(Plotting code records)
+===+

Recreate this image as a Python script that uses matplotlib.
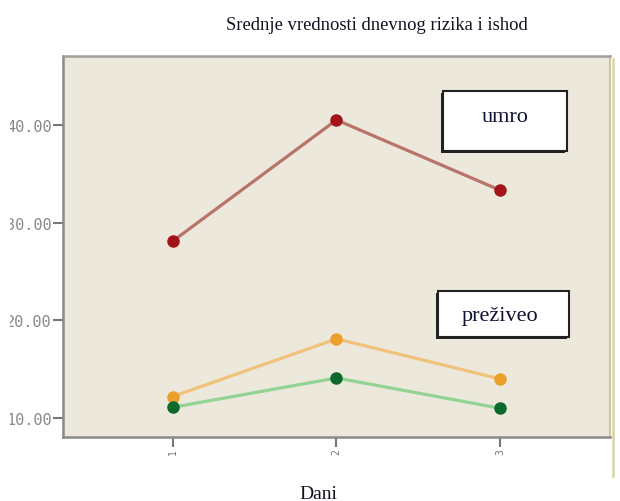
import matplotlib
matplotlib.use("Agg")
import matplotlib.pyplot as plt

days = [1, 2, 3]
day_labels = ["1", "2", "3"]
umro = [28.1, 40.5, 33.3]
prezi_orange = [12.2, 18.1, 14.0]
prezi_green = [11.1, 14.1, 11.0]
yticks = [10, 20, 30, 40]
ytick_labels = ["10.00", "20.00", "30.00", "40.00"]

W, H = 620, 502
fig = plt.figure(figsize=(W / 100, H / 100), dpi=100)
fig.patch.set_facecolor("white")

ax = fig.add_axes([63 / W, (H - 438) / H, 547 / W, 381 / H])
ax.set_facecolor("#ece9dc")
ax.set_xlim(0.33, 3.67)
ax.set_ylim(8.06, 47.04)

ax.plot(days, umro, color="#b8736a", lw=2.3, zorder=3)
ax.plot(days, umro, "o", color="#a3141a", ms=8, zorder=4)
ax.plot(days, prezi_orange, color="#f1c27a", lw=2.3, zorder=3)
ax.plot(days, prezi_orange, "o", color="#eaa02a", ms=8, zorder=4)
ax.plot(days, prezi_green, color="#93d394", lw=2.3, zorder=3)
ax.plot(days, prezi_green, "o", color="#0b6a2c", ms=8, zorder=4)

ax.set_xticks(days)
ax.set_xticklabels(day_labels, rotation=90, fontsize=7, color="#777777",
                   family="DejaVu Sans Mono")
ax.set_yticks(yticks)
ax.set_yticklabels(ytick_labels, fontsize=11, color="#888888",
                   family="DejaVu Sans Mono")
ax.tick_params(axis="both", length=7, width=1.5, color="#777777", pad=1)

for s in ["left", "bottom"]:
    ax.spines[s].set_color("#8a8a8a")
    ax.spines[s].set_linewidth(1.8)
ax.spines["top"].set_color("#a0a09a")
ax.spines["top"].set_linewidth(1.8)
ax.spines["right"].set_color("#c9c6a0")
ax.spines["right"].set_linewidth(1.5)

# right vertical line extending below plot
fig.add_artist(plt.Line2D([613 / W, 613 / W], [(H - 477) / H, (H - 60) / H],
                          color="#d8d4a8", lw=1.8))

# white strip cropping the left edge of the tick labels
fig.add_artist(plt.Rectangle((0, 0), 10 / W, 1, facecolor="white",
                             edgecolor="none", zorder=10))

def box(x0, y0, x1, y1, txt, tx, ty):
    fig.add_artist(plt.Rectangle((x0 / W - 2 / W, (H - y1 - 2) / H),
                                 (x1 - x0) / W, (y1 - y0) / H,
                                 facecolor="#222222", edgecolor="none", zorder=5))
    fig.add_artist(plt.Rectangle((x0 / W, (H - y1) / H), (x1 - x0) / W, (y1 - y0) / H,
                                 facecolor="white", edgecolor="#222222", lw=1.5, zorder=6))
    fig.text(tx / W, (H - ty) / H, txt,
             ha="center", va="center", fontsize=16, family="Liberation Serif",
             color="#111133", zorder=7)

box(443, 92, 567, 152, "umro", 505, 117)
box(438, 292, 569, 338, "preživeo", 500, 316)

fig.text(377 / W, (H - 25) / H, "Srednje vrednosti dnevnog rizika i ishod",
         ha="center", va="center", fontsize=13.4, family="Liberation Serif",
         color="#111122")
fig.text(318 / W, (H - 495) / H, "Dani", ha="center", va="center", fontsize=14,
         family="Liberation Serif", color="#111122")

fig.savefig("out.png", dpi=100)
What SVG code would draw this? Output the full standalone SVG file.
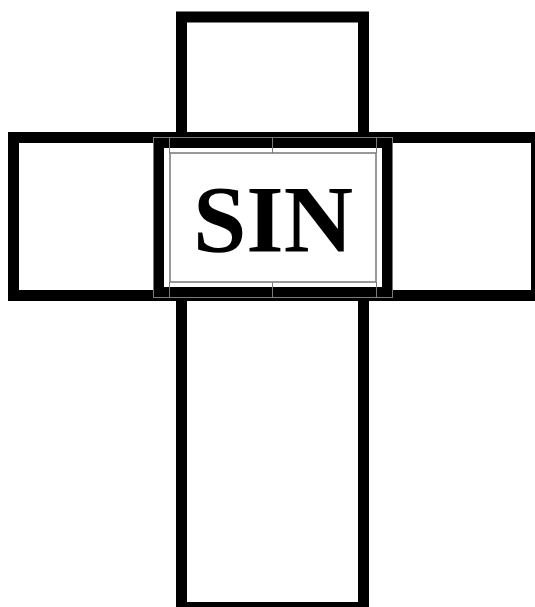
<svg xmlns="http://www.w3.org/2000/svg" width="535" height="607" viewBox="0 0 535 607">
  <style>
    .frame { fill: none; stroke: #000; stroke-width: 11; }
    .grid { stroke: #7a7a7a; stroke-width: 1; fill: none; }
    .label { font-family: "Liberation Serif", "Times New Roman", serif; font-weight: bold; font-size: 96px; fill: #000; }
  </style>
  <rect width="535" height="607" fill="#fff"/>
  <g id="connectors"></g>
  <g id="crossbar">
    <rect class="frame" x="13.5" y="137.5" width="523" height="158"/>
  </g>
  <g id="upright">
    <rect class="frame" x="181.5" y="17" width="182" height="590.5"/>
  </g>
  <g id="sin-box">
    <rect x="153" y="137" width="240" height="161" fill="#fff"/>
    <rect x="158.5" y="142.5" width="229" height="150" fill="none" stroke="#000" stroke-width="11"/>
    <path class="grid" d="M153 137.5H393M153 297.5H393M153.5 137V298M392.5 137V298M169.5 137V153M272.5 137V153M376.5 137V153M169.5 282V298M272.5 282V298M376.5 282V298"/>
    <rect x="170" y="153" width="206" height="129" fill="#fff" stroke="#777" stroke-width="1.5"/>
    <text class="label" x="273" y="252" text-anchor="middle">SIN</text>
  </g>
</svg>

+===+

- _Given request_
Leave the pictures out and reproduce all of the records exactly.

- _Written answer_
Recreate this image as a Python script that uses matplotlib.
import matplotlib
matplotlib.use("Agg")
import matplotlib.pyplot as plt

days = [1, 2, 3]
day_labels = ["1", "2", "3"]
umro = [28.1, 40.5, 33.3]
prezi_orange = [12.2, 18.1, 14.0]
prezi_green = [11.1, 14.1, 11.0]
yticks = [10, 20, 30, 40]
ytick_labels = ["10.00", "20.00", "30.00", "40.00"]

W, H = 620, 502
fig = plt.figure(figsize=(W / 100, H / 100), dpi=100)
fig.patch.set_facecolor("white")

ax = fig.add_axes([63 / W, (H - 438) / H, 547 / W, 381 / H])
ax.set_facecolor("#ece9dc")
ax.set_xlim(0.33, 3.67)
ax.set_ylim(8.06, 47.04)

ax.plot(days, umro, color="#b8736a", lw=2.3, zorder=3)
ax.plot(days, umro, "o", color="#a3141a", ms=8, zorder=4)
ax.plot(days, prezi_orange, color="#f1c27a", lw=2.3, zorder=3)
ax.plot(days, prezi_orange, "o", color="#eaa02a", ms=8, zorder=4)
ax.plot(days, prezi_green, color="#93d394", lw=2.3, zorder=3)
ax.plot(days, prezi_green, "o", color="#0b6a2c", ms=8, zorder=4)

ax.set_xticks(days)
ax.set_xticklabels(day_labels, rotation=90, fontsize=7, color="#777777",
                   family="DejaVu Sans Mono")
ax.set_yticks(yticks)
ax.set_yticklabels(ytick_labels, fontsize=11, color="#888888",
                   family="DejaVu Sans Mono")
ax.tick_params(axis="both", length=7, width=1.5, color="#777777", pad=1)

for s in ["left", "bottom"]:
    ax.spines[s].set_color("#8a8a8a")
    ax.spines[s].set_linewidth(1.8)
ax.spines["top"].set_color("#a0a09a")
ax.spines["top"].set_linewidth(1.8)
ax.spines["right"].set_color("#c9c6a0")
ax.spines["right"].set_linewidth(1.5)

# right vertical line extending below plot
fig.add_artist(plt.Line2D([613 / W, 613 / W], [(H - 477) / H, (H - 60) / H],
                          color="#d8d4a8", lw=1.8))

# white strip cropping the left edge of the tick labels
fig.add_artist(plt.Rectangle((0, 0), 10 / W, 1, facecolor="white",
                             edgecolor="none", zorder=10))

def box(x0, y0, x1, y1, txt, tx, ty):
    fig.add_artist(plt.Rectangle((x0 / W - 2 / W, (H - y1 - 2) / H),
                                 (x1 - x0) / W, (y1 - y0) / H,
                                 facecolor="#222222", edgecolor="none", zorder=5))
    fig.add_artist(plt.Rectangle((x0 / W, (H - y1) / H), (x1 - x0) / W, (y1 - y0) / H,
                                 facecolor="white", edgecolor="#222222", lw=1.5, zorder=6))
    fig.text(tx / W, (H - ty) / H, txt,
             ha="center", va="center", fontsize=16, family="Liberation Serif",
             color="#111133", zorder=7)

box(443, 92, 567, 152, "umro", 505, 117)
box(438, 292, 569, 338, "preživeo", 500, 316)

fig.text(377 / W, (H - 25) / H, "Srednje vrednosti dnevnog rizika i ishod",
         ha="center", va="center", fontsize=13.4, family="Liberation Serif",
         color="#111122")
fig.text(318 / W, (H - 495) / H, "Dani", ha="center", va="center", fontsize=14,
         family="Liberation Serif", color="#111122")

fig.savefig("out.png", dpi=100)
What SVG code would draw this? Output the full standalone SVG file.
<svg xmlns="http://www.w3.org/2000/svg" width="535" height="607" viewBox="0 0 535 607">
  <style>
    .frame { fill: none; stroke: #000; stroke-width: 11; }
    .grid { stroke: #7a7a7a; stroke-width: 1; fill: none; }
    .label { font-family: "Liberation Serif", "Times New Roman", serif; font-weight: bold; font-size: 96px; fill: #000; }
  </style>
  <rect width="535" height="607" fill="#fff"/>
  <g id="connectors"></g>
  <g id="crossbar">
    <rect class="frame" x="13.5" y="137.5" width="523" height="158"/>
  </g>
  <g id="upright">
    <rect class="frame" x="181.5" y="17" width="182" height="590.5"/>
  </g>
  <g id="sin-box">
    <rect x="153" y="137" width="240" height="161" fill="#fff"/>
    <rect x="158.5" y="142.5" width="229" height="150" fill="none" stroke="#000" stroke-width="11"/>
    <path class="grid" d="M153 137.5H393M153 297.5H393M153.5 137V298M392.5 137V298M169.5 137V153M272.5 137V153M376.5 137V153M169.5 282V298M272.5 282V298M376.5 282V298"/>
    <rect x="170" y="153" width="206" height="129" fill="#fff" stroke="#777" stroke-width="1.5"/>
    <text class="label" x="273" y="252" text-anchor="middle">SIN</text>
  </g>
</svg>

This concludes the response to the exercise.